Write out the material exactly, leaving every picture behind.

------ DATA BLOCK

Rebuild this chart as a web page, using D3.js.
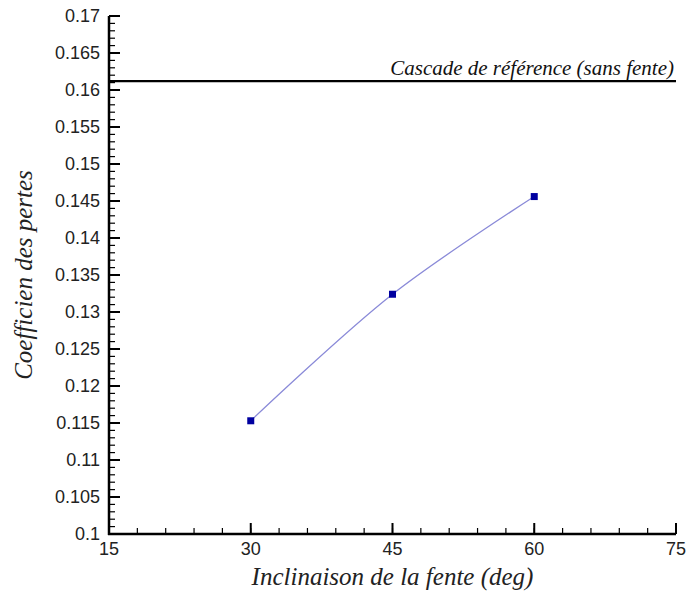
<!DOCTYPE html>
<html><head><meta charset="utf-8">
<script src="https://cdn.jsdelivr.net/npm/d3@7"></script>
<style>body{margin:0;background:#fff}
.sans{font-family:"Liberation Sans",Arial,sans-serif}
</style>
</head><body>
<svg id="c" width="691" height="599"></svg>
<script>
const inclinaison = [30, 45, 60];
const coefficient = [0.1153, 0.1324, 0.1456];
const referenceValue = 0.1612;
const referenceLabel = "Cascade de référence (sans fente)";
const xTicks = [15, 30, 45, 60, 75];
const yTicks = [0.1, 0.105, 0.11, 0.115, 0.12, 0.125, 0.13, 0.135, 0.14, 0.145, 0.15, 0.155, 0.16, 0.165, 0.17];
const xTitle = "Inclinaison de la fente (deg)";
const yTitle = "Coefficien des pertes";

const SERIF = 'font-family:"Liberation Serif";font-style:italic;';
const svg = d3.select("#c");
const L = 109, R = 676, T = 16, B = 534;
const x = d3.scaleLinear().domain([15, 75]).range([L, R]);
const y = d3.scaleLinear().domain([0.1, 0.17]).range([B, T]);

const xMinor = d3.range(15, 75.001, 3);
const yMinor = d3.range(0, 71).map(i => 0.1 + i * 0.001);

const g = svg.append("g");
g.selectAll(".xm").data(xMinor).join("line")
  .attr("x1", d => x(d)).attr("x2", d => x(d))
  .attr("y1", B).attr("y2", B - 6).attr("stroke", "#000").attr("stroke-width", 1.2);
g.selectAll(".xM").data(xTicks).join("line")
  .attr("x1", d => x(d)).attr("x2", d => x(d))
  .attr("y1", B).attr("y2", B - 11).attr("stroke", "#000").attr("stroke-width", 2);
g.selectAll(".ym").data(yMinor).join("line")
  .attr("x1", L).attr("x2", L + 6)
  .attr("y1", d => y(d)).attr("y2", d => y(d)).attr("stroke", "#000").attr("stroke-width", 1.2);
g.selectAll(".yM").data(yTicks).join("line")
  .attr("x1", L).attr("x2", L + 11)
  .attr("y1", d => y(d)).attr("y2", d => y(d)).attr("stroke", "#000").attr("stroke-width", 2);

g.append("line").attr("x1", L).attr("x2", L).attr("y1", T).attr("y2", B + 1).attr("stroke", "#000").attr("stroke-width", 2.5);
g.append("line").attr("x1", L - 1).attr("x2", R).attr("y1", B).attr("y2", B).attr("stroke", "#000").attr("stroke-width", 2.5);

g.selectAll(".yl").data(yTicks).join("text").attr("class", "sans")
  .attr("x", L - 9).attr("y", d => y(d)).attr("dy", "0.35em")
  .attr("text-anchor", "end")
  .attr("font-size", 18).attr("fill", "#222").text(d => String(+d.toFixed(3)));
g.selectAll(".xl").data(xTicks).join("text").attr("class", "sans")
  .attr("x", d => x(d)).attr("y", B + 21)
  .attr("text-anchor", "middle")
  .attr("font-size", 18).attr("fill", "#222").text(d => d);

g.append("line").attr("x1", L).attr("x2", R).attr("y1", y(referenceValue)).attr("y2", y(referenceValue))
  .attr("stroke", "#000").attr("stroke-width", 2.2);
g.append("text").attr("x", 674).attr("y", y(referenceValue) - 6).attr("text-anchor", "end")
  .attr("style", SERIF + "font-size:21px").attr("fill", "#111").text(referenceLabel);

const pts = inclinaison.map((d, i) => [d, coefficient[i]]);
g.append("path").datum(pts)
  .attr("d", d3.line().x(d => x(d[0])).y(d => y(d[1])).curve(d3.curveCatmullRom))
  .attr("fill", "none").attr("stroke", "#8a8ad8").attr("stroke-width", 1.3);
g.selectAll(".pt").data(pts).join("rect")
  .attr("x", d => x(d[0]) - 3.5).attr("y", d => y(d[1]) - 3.5)
  .attr("width", 7).attr("height", 7).attr("fill", "#0000a0");

g.append("text").attr("x", (L + R) / 2).attr("y", 585).attr("text-anchor", "middle")
  .attr("style", SERIF + "font-size:25px").attr("fill", "#222").text(xTitle);
g.append("text").attr("transform", `translate(32,${(T + B) / 2}) rotate(-90)`).attr("text-anchor", "middle")
  .attr("style", SERIF + "font-size:25px").attr("fill", "#222").text(yTitle);
</script>
</body></html>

------------

RESPONSE TO THIS EXERCISE =>
Rebuild this chart as a web page, using D3.js.
<!DOCTYPE html>
<html><head><meta charset="utf-8">
<script src="https://cdn.jsdelivr.net/npm/d3@7"></script>
<style>body{margin:0;background:#fff}
.sans{font-family:"Liberation Sans",Arial,sans-serif}
</style>
</head><body>
<svg id="c" width="691" height="599"></svg>
<script>
const inclinaison = [30, 45, 60];
const coefficient = [0.1153, 0.1324, 0.1456];
const referenceValue = 0.1612;
const referenceLabel = "Cascade de référence (sans fente)";
const xTicks = [15, 30, 45, 60, 75];
const yTicks = [0.1, 0.105, 0.11, 0.115, 0.12, 0.125, 0.13, 0.135, 0.14, 0.145, 0.15, 0.155, 0.16, 0.165, 0.17];
const xTitle = "Inclinaison de la fente (deg)";
const yTitle = "Coefficien des pertes";

const SERIF = 'font-family:"Liberation Serif";font-style:italic;';
const svg = d3.select("#c");
const L = 109, R = 676, T = 16, B = 534;
const x = d3.scaleLinear().domain([15, 75]).range([L, R]);
const y = d3.scaleLinear().domain([0.1, 0.17]).range([B, T]);

const xMinor = d3.range(15, 75.001, 3);
const yMinor = d3.range(0, 71).map(i => 0.1 + i * 0.001);

const g = svg.append("g");
g.selectAll(".xm").data(xMinor).join("line")
  .attr("x1", d => x(d)).attr("x2", d => x(d))
  .attr("y1", B).attr("y2", B - 6).attr("stroke", "#000").attr("stroke-width", 1.2);
g.selectAll(".xM").data(xTicks).join("line")
  .attr("x1", d => x(d)).attr("x2", d => x(d))
  .attr("y1", B).attr("y2", B - 11).attr("stroke", "#000").attr("stroke-width", 2);
g.selectAll(".ym").data(yMinor).join("line")
  .attr("x1", L).attr("x2", L + 6)
  .attr("y1", d => y(d)).attr("y2", d => y(d)).attr("stroke", "#000").attr("stroke-width", 1.2);
g.selectAll(".yM").data(yTicks).join("line")
  .attr("x1", L).attr("x2", L + 11)
  .attr("y1", d => y(d)).attr("y2", d => y(d)).attr("stroke", "#000").attr("stroke-width", 2);

g.append("line").attr("x1", L).attr("x2", L).attr("y1", T).attr("y2", B + 1).attr("stroke", "#000").attr("stroke-width", 2.5);
g.append("line").attr("x1", L - 1).attr("x2", R).attr("y1", B).attr("y2", B).attr("stroke", "#000").attr("stroke-width", 2.5);

g.selectAll(".yl").data(yTicks).join("text").attr("class", "sans")
  .attr("x", L - 9).attr("y", d => y(d)).attr("dy", "0.35em")
  .attr("text-anchor", "end")
  .attr("font-size", 18).attr("fill", "#222").text(d => String(+d.toFixed(3)));
g.selectAll(".xl").data(xTicks).join("text").attr("class", "sans")
  .attr("x", d => x(d)).attr("y", B + 21)
  .attr("text-anchor", "middle")
  .attr("font-size", 18).attr("fill", "#222").text(d => d);

g.append("line").attr("x1", L).attr("x2", R).attr("y1", y(referenceValue)).attr("y2", y(referenceValue))
  .attr("stroke", "#000").attr("stroke-width", 2.2);
g.append("text").attr("x", 674).attr("y", y(referenceValue) - 6).attr("text-anchor", "end")
  .attr("style", SERIF + "font-size:21px").attr("fill", "#111").text(referenceLabel);

const pts = inclinaison.map((d, i) => [d, coefficient[i]]);
g.append("path").datum(pts)
  .attr("d", d3.line().x(d => x(d[0])).y(d => y(d[1])).curve(d3.curveCatmullRom))
  .attr("fill", "none").attr("stroke", "#8a8ad8").attr("stroke-width", 1.3);
g.selectAll(".pt").data(pts).join("rect")
  .attr("x", d => x(d[0]) - 3.5).attr("y", d => y(d[1]) - 3.5)
  .attr("width", 7).attr("height", 7).attr("fill", "#0000a0");

g.append("text").attr("x", (L + R) / 2).attr("y", 585).attr("text-anchor", "middle")
  .attr("style", SERIF + "font-size:25px").attr("fill", "#222").text(xTitle);
g.append("text").attr("transform", `translate(32,${(T + B) / 2}) rotate(-90)`).attr("text-anchor", "middle")
  .attr("style", SERIF + "font-size:25px").attr("fill", "#222").text(yTitle);
</script>
</body></html>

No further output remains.